Exercise details
Retype each line exactly. Skip images.

Dataset extract
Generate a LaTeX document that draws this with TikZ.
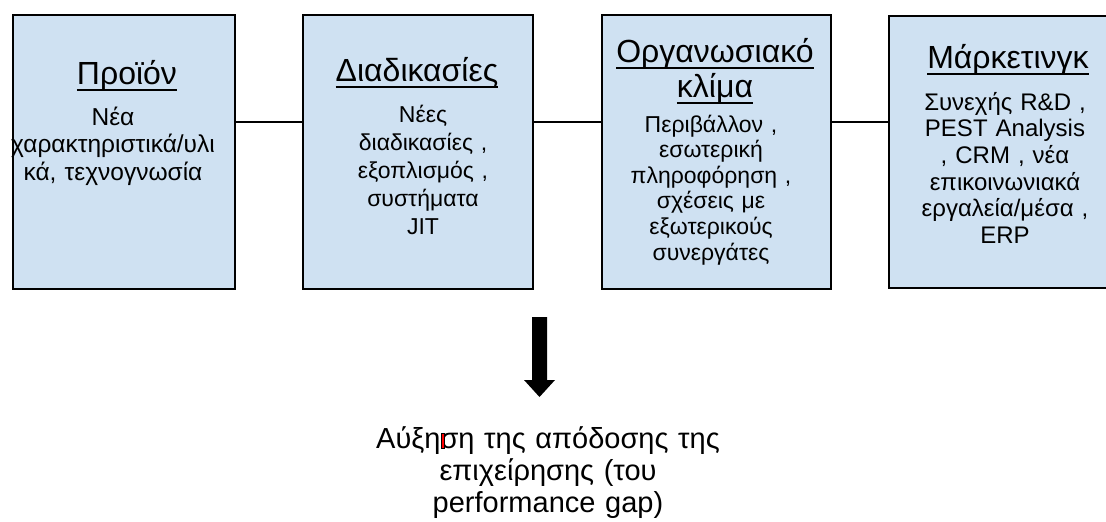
\documentclass[tikz,border=0pt]{standalone}
\usepackage{fontspec}
\setmainfont{Liberation Sans}
\definecolor{boxfill}{HTML}{CFE1F2}
\newsavebox{\ulbx}
\newcommand\myul[1]{\leavevmode\sbox\ulbx{#1}\rlap{\rule[-7pt]{\wd\ulbx}{2pt}}\usebox\ulbx}
\tikzset{
  box/.style={draw=black, line width=1.5pt, fill=boxfill, rectangle, anchor=north west, inner sep=0pt, minimum height=274pt},
  ttl/.style={font=\fontsize{32}{35}\selectfont, anchor=base, inner sep=0pt, align=center, text width=260pt},
  body/.style={anchor=base, inner sep=0pt, align=center, text width=260pt},
  conn/.style={line width=1.5pt},
}
\begin{document}
\begin{tikzpicture}[x=1pt,y=-1pt]
\clip (0,0) rectangle (1106,522);
\fill[white] (0,0) rectangle (1106,522);
\node[box, minimum width=222pt] (b1) at (12,14) {};
\node[box, minimum width=230pt] (b2) at (302,14) {};
\node[box, minimum width=229pt] (b3) at (601,14) {};
\node[box, minimum width=236pt, minimum height=272pt] (b4) at (888,15) {};
\coordinate (cy) at (0,122);
\draw[conn] (b1.east |- cy) -- (b2.west |- cy);
\draw[conn] (b2.east |- cy) -- (b3.west |- cy);
\draw[conn] (b3.east |- cy) -- (b4.west |- cy);
% titles
\node[ttl] (t1) at (127,84) {\myul{Προϊόν}};
\node[ttl] (t2) at (417,81) {\myul{Διαδικασίες}};
\node[ttl] (t3) at (715,62) {\myul{Οργανωσιακό}\\\myul{κλίμα}};
\node[ttl] (t4) at (1008,68) {\myul{Μάρκετινγκ}};
% bodies
\node[body, font=\fontsize{24.5}{27.5}\selectfont] (x1) at (113,125) {Νέα\\χαρακτηριστικά/υλι\\κά, τεχνογνωσία};
\node[body, font=\fontsize{23}{28}\selectfont] (x2) at (423,122) {Νέες\\διαδικασίες ,\\εξοπλισμός ,\\συστήματα\\JIT};
\node[body, font=\fontsize{23}{25.6}\selectfont] (x3) at (711,132) {Περιβάλλον ,\\εσωτερική\\πληροφόρηση ,\\σχέσεις με\\εξωτερικούς\\συνεργάτες};
\node[body, font=\fontsize{24}{26.7}\selectfont] (x4) at (1005,110) {Συνεχής R\&D ,\\PEST Analysis\\, CRM , νέα\\επικοινωνιακά\\εργαλεία/μέσα ,\\ERP};
% arrow
\fill[black] (532,317) -- (547,317) -- (547,380) -- (555,380) -- (539.5,397) -- (524,380) -- (532,380) -- cycle;
% result text
\node[body, font=\fontsize{29}{32}\selectfont, text width=400pt] (res) at (548,448) {Αύξηση της απόδοσης της\\επιχείρησης (του\\performance gap)};
\filldraw[fill=red, draw=black, line width=0.4pt] (441,433) rectangle (444,448);
\end{tikzpicture}
\end{document}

Solution to the exercise
Generate a LaTeX document that draws this with TikZ.
\documentclass[tikz,border=0pt]{standalone}
\usepackage{fontspec}
\setmainfont{Liberation Sans}
\definecolor{boxfill}{HTML}{CFE1F2}
\newsavebox{\ulbx}
\newcommand\myul[1]{\leavevmode\sbox\ulbx{#1}\rlap{\rule[-7pt]{\wd\ulbx}{2pt}}\usebox\ulbx}
\tikzset{
  box/.style={draw=black, line width=1.5pt, fill=boxfill, rectangle, anchor=north west, inner sep=0pt, minimum height=274pt},
  ttl/.style={font=\fontsize{32}{35}\selectfont, anchor=base, inner sep=0pt, align=center, text width=260pt},
  body/.style={anchor=base, inner sep=0pt, align=center, text width=260pt},
  conn/.style={line width=1.5pt},
}
\begin{document}
\begin{tikzpicture}[x=1pt,y=-1pt]
\clip (0,0) rectangle (1106,522);
\fill[white] (0,0) rectangle (1106,522);
\node[box, minimum width=222pt] (b1) at (12,14) {};
\node[box, minimum width=230pt] (b2) at (302,14) {};
\node[box, minimum width=229pt] (b3) at (601,14) {};
\node[box, minimum width=236pt, minimum height=272pt] (b4) at (888,15) {};
\coordinate (cy) at (0,122);
\draw[conn] (b1.east |- cy) -- (b2.west |- cy);
\draw[conn] (b2.east |- cy) -- (b3.west |- cy);
\draw[conn] (b3.east |- cy) -- (b4.west |- cy);
% titles
\node[ttl] (t1) at (127,84) {\myul{Προϊόν}};
\node[ttl] (t2) at (417,81) {\myul{Διαδικασίες}};
\node[ttl] (t3) at (715,62) {\myul{Οργανωσιακό}\\\myul{κλίμα}};
\node[ttl] (t4) at (1008,68) {\myul{Μάρκετινγκ}};
% bodies
\node[body, font=\fontsize{24.5}{27.5}\selectfont] (x1) at (113,125) {Νέα\\χαρακτηριστικά/υλι\\κά, τεχνογνωσία};
\node[body, font=\fontsize{23}{28}\selectfont] (x2) at (423,122) {Νέες\\διαδικασίες ,\\εξοπλισμός ,\\συστήματα\\JIT};
\node[body, font=\fontsize{23}{25.6}\selectfont] (x3) at (711,132) {Περιβάλλον ,\\εσωτερική\\πληροφόρηση ,\\σχέσεις με\\εξωτερικούς\\συνεργάτες};
\node[body, font=\fontsize{24}{26.7}\selectfont] (x4) at (1005,110) {Συνεχής R\&D ,\\PEST Analysis\\, CRM , νέα\\επικοινωνιακά\\εργαλεία/μέσα ,\\ERP};
% arrow
\fill[black] (532,317) -- (547,317) -- (547,380) -- (555,380) -- (539.5,397) -- (524,380) -- (532,380) -- cycle;
% result text
\node[body, font=\fontsize{29}{32}\selectfont, text width=400pt] (res) at (548,448) {Αύξηση της απόδοσης της\\επιχείρησης (του\\performance gap)};
\filldraw[fill=red, draw=black, line width=0.4pt] (441,433) rectangle (444,448);
\end{tikzpicture}
\end{document}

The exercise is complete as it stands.